Anthocyanin is a compound that gives strawberries their bright red color. Besides that, anthocyanin can also be found in plants with a red, purple, or blue hue, such as blackberries.
It has antioxidant properties linked to reducing the risk of developing heart disease. Researchers have noted that anthocyanin improves blood sugar regulation, reduces cholesterol levels, and prevents high blood pressure.
How Many Strawberries Can A Parrot Eat?
According to the Journal of Avian Medicine and Surgery, captive parrots are often fed imbalanced diets. Since parrots have long lifespans, a poor diet can affect their quality of life.
You can’t depend on your parrot to self-ration the number of strawberries it eats. Only offer your parrot strawberries 3-4 times a week. It should be fed other fruits, accounting for up to 15% of its diet.
A large parrot with a good appetite may eat 2-4 strawberries per week, along with other fruits and vegetables. A smaller parrot may only need 1-2 strawberries per week.
How To Give Strawberries To Your Parrot
Before you put any strawberries into your parrot’s cage, prepare them correctly.
Like most commercially grown fruits, strawberries are sprayed with pesticides. This keeps them free of bugs and bacteria that would otherwise damage the fruit.
However, pesticides can’t be safely ingested by birds. If you get organic strawberries, this is the healthiest option.

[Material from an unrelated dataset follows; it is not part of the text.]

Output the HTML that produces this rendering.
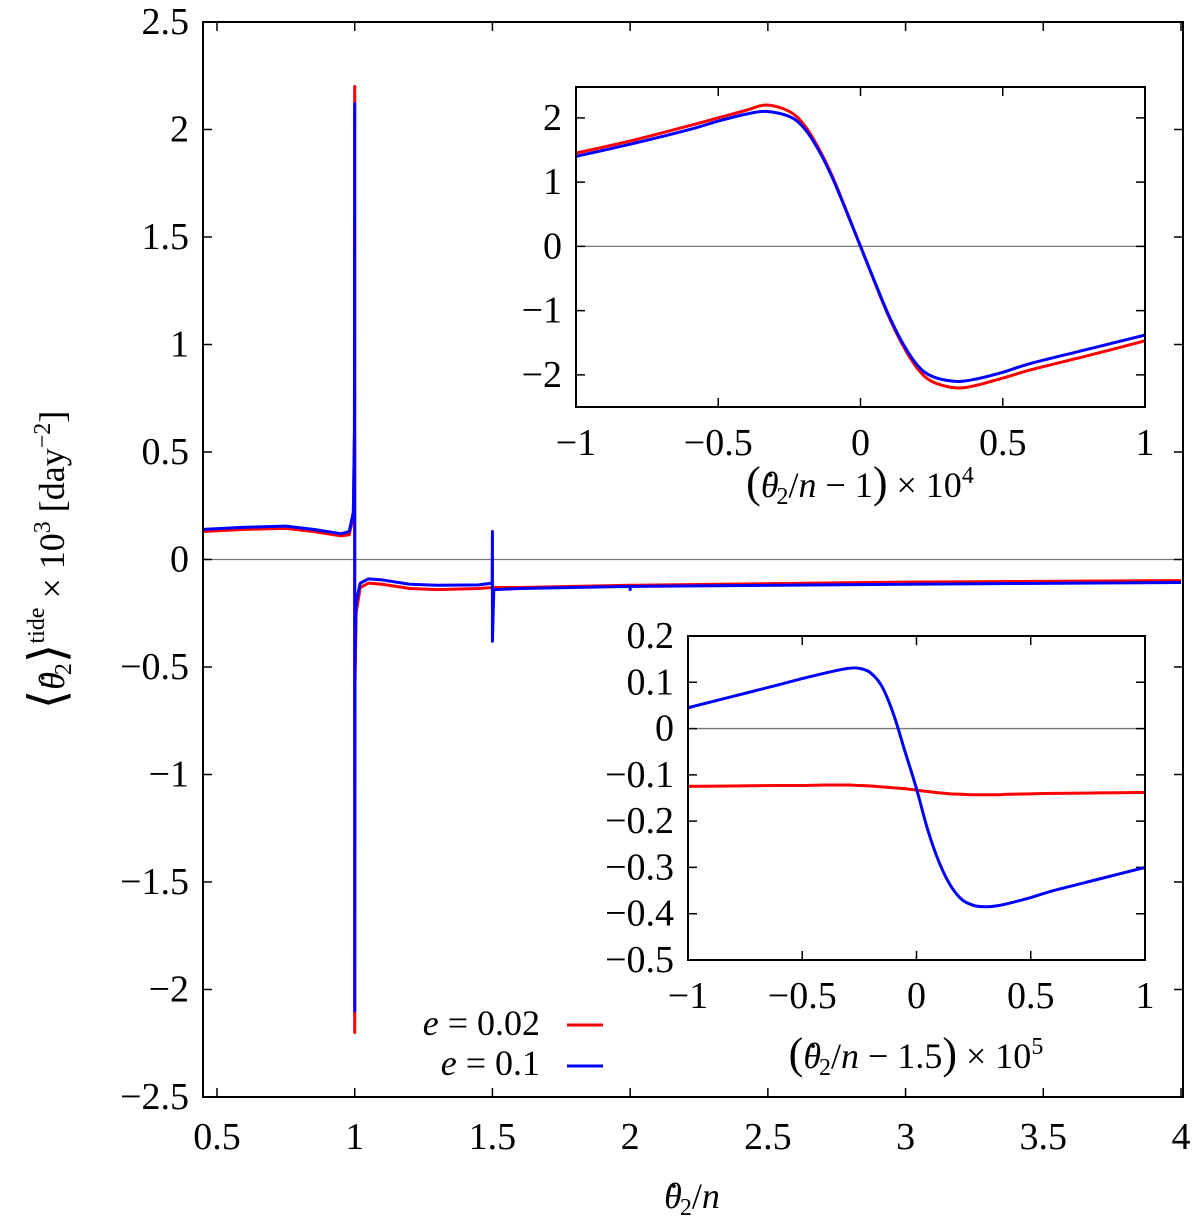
<!DOCTYPE html>
<html><head><meta charset="utf-8"><style>
body{margin:0;background:#fff;}
svg text{font-family:"Liberation Serif",serif;fill:#000;}
</style></head><body>
<svg id="chart" width="1200" height="1226" xmlns="http://www.w3.org/2000/svg">
<g id="main"></g>
<g id="in1"></g>
<g id="in2"></g>
<g transform="translate(64,560) rotate(-90)">
<text x="0" y="0" text-anchor="middle" font-size="36"><tspan font-size="50">⟨</tspan><tspan font-style="italic">θ</tspan><tspan dx="-15">¨</tspan><tspan font-size="24" dy="7">2</tspan><tspan font-size="50" dy="-7">⟩</tspan><tspan font-size="24" dy="-20">tide</tspan><tspan dy="20"> × 10</tspan><tspan font-size="24" dy="-14">3</tspan><tspan dy="14"> [day</tspan><tspan font-size="24" dy="-14">−2</tspan><tspan dy="14">]</tspan></text>
</g>
<text x="692" y="1208" text-anchor="middle" font-size="36"><tspan font-style="italic">θ</tspan><tspan dx="-14">˙</tspan><tspan font-size="24" dy="7">2</tspan><tspan dy="-7">/</tspan><tspan font-style="italic">n</tspan></text>
<text x="860" y="497" text-anchor="middle" font-size="36"><tspan font-size="44">(</tspan><tspan font-style="italic">θ</tspan><tspan dx="-14">˙</tspan><tspan font-size="24" dy="7">2</tspan><tspan dy="-7">/</tspan><tspan font-style="italic">n</tspan> − 1<tspan font-size="44">)</tspan> × 10<tspan font-size="24" dy="-14">4</tspan></text>
<text x="916" y="1068" text-anchor="middle" font-size="36"><tspan font-size="44">(</tspan><tspan font-style="italic">θ</tspan><tspan dx="-14">˙</tspan><tspan font-size="24" dy="7">2</tspan><tspan dy="-7">/</tspan><tspan font-style="italic">n</tspan> − 1.5<tspan font-size="44">)</tspan> × 10<tspan font-size="24" dy="-14">5</tspan></text>
<g>
<text x="540" y="1035" text-anchor="end" font-size="36"><tspan font-style="italic">e</tspan> = 0.02</text>
<line x1="567" y1="1025" x2="603" y2="1025" stroke="#f00" stroke-width="3"/>
<text x="540" y="1075" text-anchor="end" font-size="36"><tspan font-style="italic">e</tspan> = 0.1</text>
<line x1="567" y1="1066" x2="603" y2="1066" stroke="#00f" stroke-width="3"/>
</g>
</svg>
<script>
// main plot data
const mainXTicks=[0.5,1,1.5,2,2.5,3,3.5,4];
const mainYTicks=[-2.5,-2,-1.5,-1,-0.5,0,0.5,1,1.5,2,2.5];
const mainRedX=[0.45,0.6,0.75,0.85,0.95,0.98,0.995,0.999,1,1,1.001,1.005,1.02,1.05,1.1,1.2,1.3,1.45,1.5,1.6,2,3,4];
const mainRedY=[0.13,0.14,0.145,0.13,0.11,0.115,0.2,0.6,2.2,-2.2,-0.6,-0.25,-0.13,-0.11,-0.115,-0.135,-0.14,-0.135,-0.13,-0.13,-0.12,-0.105,-0.098];
const mainBlueX=[0.45,0.6,0.75,0.85,0.95,0.98,0.995,0.999,1,1,1.001,1.005,1.02,1.05,1.1,1.2,1.3,1.45,1.499,1.5,1.5,1.505,1.6,2,2,2,3,4];
const mainBlueY=[0.14,0.15,0.155,0.14,0.12,0.13,0.22,0.6,2.12,-2.1,-0.5,-0.2,-0.11,-0.09,-0.095,-0.115,-0.12,-0.118,-0.11,0.13,-0.38,-0.14,-0.135,-0.125,-0.14,-0.125,-0.115,-0.107];
// inset 1 data
const in1XTicks=[-1,-0.5,0,0.5,1];
const in1YTicks=[-2,-1,0,1,2];
const in1X=[-1,-0.8,-0.6,-0.5,-0.4,-0.33,-0.25,-0.2,-0.15,-0.1,-0.05,0,0.05,0.1,0.15,0.2,0.25,0.33,0.4,0.5,0.6,0.8,1];
const in1Red=[1.45,1.65,1.88,2.0,2.12,2.2,2.1,1.9,1.55,1.1,0.56,0,-0.56,-1.1,-1.55,-1.9,-2.1,-2.2,-2.17,-2.05,-1.92,-1.7,-1.47];
const in1Blue=[1.4,1.6,1.82,1.95,2.06,2.1,2.02,1.85,1.52,1.08,0.55,0,-0.55,-1.08,-1.52,-1.85,-2.02,-2.1,-2.07,-1.96,-1.82,-1.6,-1.38];
// inset 2 data
const in2XTicks=[-1,-0.5,0,0.5,1];
const in2YTicks=[-0.5,-0.4,-0.3,-0.2,-0.1,0,0.1,0.2];
const in2X=[-1,-0.8,-0.6,-0.5,-0.4,-0.3,-0.25,-0.2,-0.15,-0.1,-0.05,0,0.05,0.1,0.15,0.2,0.25,0.3,0.35,0.4,0.5,0.6,0.8,1];
const in2Red=[-0.125,-0.124,-0.123,-0.123,-0.122,-0.122,-0.123,-0.124,-0.126,-0.128,-0.13,-0.133,-0.136,-0.139,-0.141,-0.142,-0.143,-0.143,-0.143,-0.142,-0.141,-0.14,-0.139,-0.138];
const in2Blue=[0.045,0.07,0.095,0.108,0.12,0.13,0.13,0.12,0.09,0.03,-0.05,-0.13,-0.22,-0.29,-0.34,-0.37,-0.382,-0.385,-0.383,-0.378,-0.365,-0.35,-0.325,-0.3];

const NS="http://www.w3.org/2000/svg";
function mk(parent,tag,attrs){const e=document.createElementNS(NS,tag);for(const k in attrs)e.setAttribute(k,attrs[k]);parent.appendChild(e);return e;}
function smoothPath(pts){
  let d='M'+pts[0][0]+','+pts[0][1];
  for(let i=0;i<pts.length-1;i++){
    const p0=pts[Math.max(0,i-1)],p1=pts[i],p2=pts[i+1],p3=pts[Math.min(pts.length-1,i+2)];
    const c1=[p1[0]+(p2[0]-p0[0])/6,p1[1]+(p2[1]-p0[1])/6];
    const c2=[p2[0]-(p3[0]-p1[0])/6,p2[1]-(p3[1]-p1[1])/6];
    d+=`C${c1[0]},${c1[1]} ${c2[0]},${c2[1]} ${p2[0]},${p2[1]}`;
  }
  return d;
}
function panel(g,box,xr,yr,xt,yt,fmt,series,prefix,smooth){
  const sx=v=>box.x0+(v-xr[0])/(xr[1]-xr[0])*(box.x1-box.x0);
  const sy=v=>box.y1-(v-yr[0])/(yr[1]-yr[0])*(box.y1-box.y0);
  const z=mk(g,'line',{x1:box.x0,x2:box.x1,y1:sy(0),y2:sy(0),stroke:'#777','stroke-width':1.3});
  
  
  xt.forEach(v=>{
    const x=sx(v);
    const t=mk(g,'path',{d:`M${x},${box.y1}v-9M${x},${box.y0}v9`,stroke:'#000','stroke-width':1.5});
    
    
    const l=mk(g,'text',{x:x,y:box.y1+box.xl,'text-anchor':'middle','font-size':38});
    l.textContent=fmt(v);
    
    
  });
  yt.forEach(v=>{
    const y=sy(v);
    const t=mk(g,'path',{d:`M${box.x0},${y}h9M${box.x1},${y}h-9`,stroke:'#000','stroke-width':1.5});
    
    
    const l=mk(g,'text',{x:box.x0-box.yl,y:y+12,'text-anchor':'end','font-size':38});
    l.textContent=fmt(v);
    
    
  });
  series.forEach(s=>{
    const pts=s.xs.map((x,i)=>[sx(x),sy(s.ys[i])]);
    const d=smooth?smoothPath(pts):'M'+pts.map(p=>p[0]+','+p[1]).join('L');
    const p=mk(g,'path',{d:d,fill:'none',stroke:s.c,'stroke-width':3,'stroke-linejoin':'round'});
    
    
  });
  const f=mk(g,'rect',{x:box.x0,y:box.y0,width:box.x1-box.x0,height:box.y1-box.y0,fill:'none',stroke:'#000','stroke-width':2});
  
  
}
const fmt=v=>(v<0?'−':'')+String(Math.abs(Math.round(v*100)/100));
panel(document.getElementById('main'),{x0:203,x1:1183,y0:22,y1:1097,xl:52,yl:14},[0.5-(217-203)/(964/3.5),4+(1183-1181)/(964/3.5)],[-2.5,2.5],mainXTicks,mainYTicks,fmt,
 [{xs:mainRedX,ys:mainRedY,c:'#f00',n:'series-e002'},{xs:mainBlueX,ys:mainBlueY,c:'#00f',n:'series-e01'}],'main',false);
const g1=document.getElementById('in1');
mk(g1,'rect',{x:576,y:87,width:569,height:320,fill:'#fff'});
panel(g1,{x0:576,x1:1145,y0:87,y1:407,xl:48,yl:14},[-1,1],[-2.5,2.48],in1XTicks,in1YTicks,fmt,
 [{xs:in1X,ys:in1Red,c:'#f00',n:'series-e002'},{xs:in1X,ys:in1Blue,c:'#00f',n:'series-e01'}],'inset1',true);
const g2=document.getElementById('in2');
mk(g2,'rect',{x:688,y:636,width:457,height:324,fill:'#fff'});
panel(g2,{x0:688,x1:1145,y0:636,y1:960,xl:48,yl:14},[-1,1],[-0.5,0.2],in2XTicks,in2YTicks,fmt,
 [{xs:in2X,ys:in2Red,c:'#f00',n:'series-e002'},{xs:in2X,ys:in2Blue,c:'#00f',n:'series-e01'}],'inset2',true);
</script>
</body></html>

Chop the strawberries into smaller pieces, or your parrot may:
- Smear the strawberry along its cage floor or your table
- Squirt juice as it bites and gnaws on the berry, staining furniture
- Leave messy chunks around the cage
When you slice the strawberry into pieces, you have more control over the portions. You can:
- Hand-feed the parrot to strengthen your bonding process
- Measure out rewards for certain behaviors
- Make your parrot hunt out the pieces
Parrots are messy eaters, especially when eating juicy fruit like strawberries. With a high water content, this fruit might smear all over the feathers, feet, beak, and surrounding area.
Use a damp cloth to wipe down the parrot and area. The mess won’t be too bad if you feed it slices. You should remove any leftover strawberries after 2 hours, or germs and bacteria may develop on the fruit.
Strawberries are a safe, healthy, and tasty treat for parrots. They’re lower in sugar than most fruits, so they can be offered to your parrot alongside other nutritious fruits, such as grapes.